The goal for this next exercise is to use bootstrapping to estimate the uncertainty on our fit for the M-sigma relation!

bootstrapping_image

Orthogonal Distance Regression and Bootstrapping Together#

So far, you have seen that fitting the M-\(\sigma\) relation while considering uncertainty is not straightforward:

  • Ordinary least squares can only incorporate uncertainties in one variable at a time.

  • Bootstrapping helps us capture how much our finite sample influences the fitted parameters.

But ideally, we would like to account for both sources of uncertainty at once: measurement errors in both \(M_{\mathrm{bh}}\) and \(\sigma\), and the sampling error from having only a finite number of galaxies.

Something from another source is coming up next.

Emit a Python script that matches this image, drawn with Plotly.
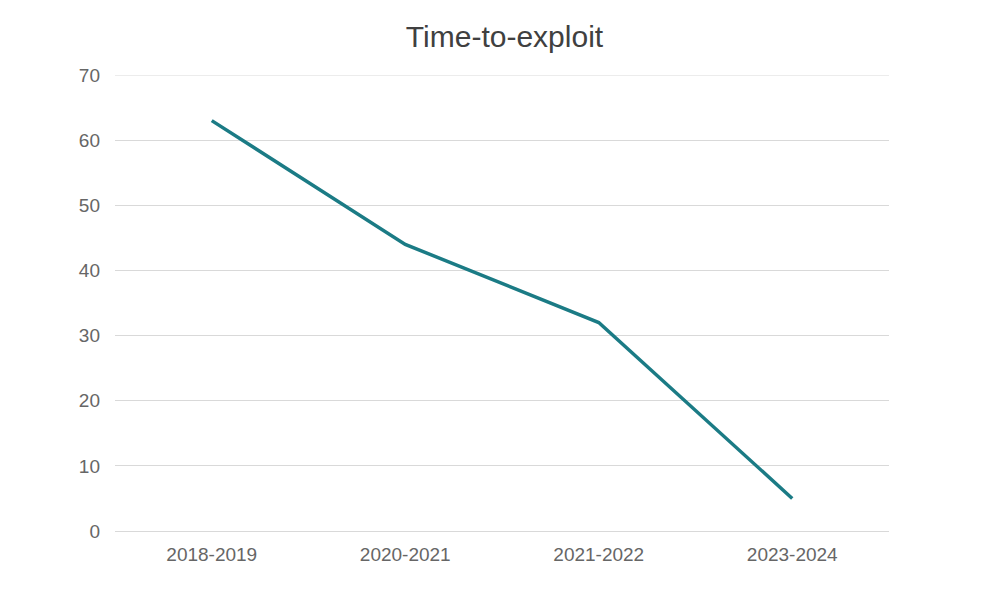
import plotly.graph_objects as go

periods = ["2018-2019", "2020-2021", "2021-2022", "2023-2024"]
days = [63, 44, 32, 5]
y_ticks = [0, 10, 20, 30, 40, 50, 60, 70]

fig = go.Figure()
fig.add_trace(go.Scatter(
    x=periods, y=days, mode="lines",
    line=dict(color="#1b7b85", width=3.5),
    showlegend=False,
))

fig.update_layout(
    width=993, height=603,
    paper_bgcolor="white", plot_bgcolor="white",
    margin=dict(l=107, r=112, t=67, b=80),
    font=dict(family="Liberation Sans, Arial, sans-serif", color="#666666", size=19),
    title=dict(text="Time-to-exploit", x=0.5, xanchor="center", y=0.952, yanchor="middle",
               font=dict(size=30, color="#404040")),
    shapes=[dict(type="line", xref="paper", yref="y", x0=0, x1=1, y0=y_ticks[-1], y1=y_ticks[-1],
                 line=dict(color="#d9d9d9", width=1), layer="below")],
)
fig.update_xaxes(type="category", range=[-0.5, 3.5], showgrid=False, showline=True,
                 linecolor="#d9d9d9", linewidth=1, ticks="", ticklabelstandoff=6,
                 tickfont=dict(size=19, color="#666666"))
fig.update_yaxes(range=[0, 70], tickvals=y_ticks, showgrid=True, gridcolor="#d9d9d9",
                 gridwidth=1, zeroline=False, showline=False, ticks="", ticklabelstandoff=14,
                 tickfont=dict(size=19, color="#666666"))

fig.write_html("out.html")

Orthogonal Distance Regression (ODR), also known as total least squares, provides a way to fit a line that accounts for uncertainties in both x and y simultaneously. In Python, this is implemented in the scipy.odr module. ODR minimizes the perpendicular distance from each data point to the fit line, rather than only the vertical offset, and can be weighted by the uncertainties on both variables.